• EXERCISE BRIEF: Take the lines from the beginning of the material through the line containing "n_hours = 120" and retype them exactly, leaving the pictures out.
┄┄┄┄┄┄┄┄┄┄┄┄┄┄┄┄┄┄┄┄
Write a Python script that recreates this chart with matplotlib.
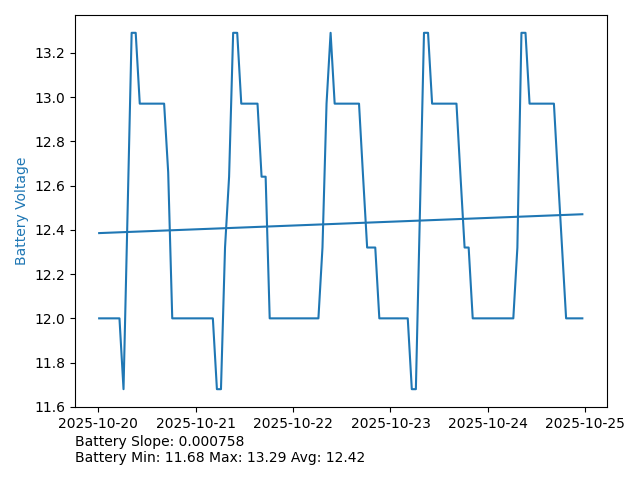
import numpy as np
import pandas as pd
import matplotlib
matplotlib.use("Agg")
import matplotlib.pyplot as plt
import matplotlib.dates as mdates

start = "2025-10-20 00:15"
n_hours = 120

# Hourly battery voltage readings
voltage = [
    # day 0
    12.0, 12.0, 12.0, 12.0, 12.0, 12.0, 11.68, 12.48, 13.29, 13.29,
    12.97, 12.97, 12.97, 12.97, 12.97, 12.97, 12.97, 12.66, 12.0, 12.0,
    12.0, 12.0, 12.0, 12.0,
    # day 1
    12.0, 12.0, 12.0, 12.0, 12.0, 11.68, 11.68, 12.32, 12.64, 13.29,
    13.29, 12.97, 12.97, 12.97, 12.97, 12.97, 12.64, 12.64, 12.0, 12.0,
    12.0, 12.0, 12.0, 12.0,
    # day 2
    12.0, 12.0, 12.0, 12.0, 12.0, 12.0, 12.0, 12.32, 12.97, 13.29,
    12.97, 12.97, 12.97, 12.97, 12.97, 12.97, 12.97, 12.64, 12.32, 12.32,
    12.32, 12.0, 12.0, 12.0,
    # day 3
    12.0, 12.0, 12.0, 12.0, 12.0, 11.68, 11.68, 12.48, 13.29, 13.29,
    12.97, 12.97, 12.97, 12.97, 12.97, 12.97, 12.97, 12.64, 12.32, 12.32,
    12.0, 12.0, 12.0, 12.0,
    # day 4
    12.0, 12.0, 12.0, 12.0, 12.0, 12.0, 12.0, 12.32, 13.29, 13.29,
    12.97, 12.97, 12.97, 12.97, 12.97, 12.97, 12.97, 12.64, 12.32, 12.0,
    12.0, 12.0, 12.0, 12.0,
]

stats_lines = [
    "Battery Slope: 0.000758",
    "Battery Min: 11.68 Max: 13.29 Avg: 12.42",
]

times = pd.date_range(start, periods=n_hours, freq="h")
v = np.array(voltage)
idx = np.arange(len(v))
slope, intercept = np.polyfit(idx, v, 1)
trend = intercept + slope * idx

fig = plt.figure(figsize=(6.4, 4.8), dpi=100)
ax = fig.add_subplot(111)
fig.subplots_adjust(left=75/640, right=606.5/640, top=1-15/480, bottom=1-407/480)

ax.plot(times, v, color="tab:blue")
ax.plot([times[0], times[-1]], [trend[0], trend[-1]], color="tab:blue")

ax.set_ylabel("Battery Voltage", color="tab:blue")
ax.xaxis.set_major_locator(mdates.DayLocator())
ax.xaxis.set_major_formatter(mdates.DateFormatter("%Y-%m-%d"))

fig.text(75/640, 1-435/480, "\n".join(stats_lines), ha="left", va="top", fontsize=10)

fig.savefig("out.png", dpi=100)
┄┄┄┄┄┄┄┄┄┄┄┄┄┄┄┄┄┄┄┄
• ANSWER TO THIS TASK:
Write a Python script that recreates this chart with matplotlib.
import numpy as np
import pandas as pd
import matplotlib
matplotlib.use("Agg")
import matplotlib.pyplot as plt
import matplotlib.dates as mdates

start = "2025-10-20 00:15"
n_hours = 120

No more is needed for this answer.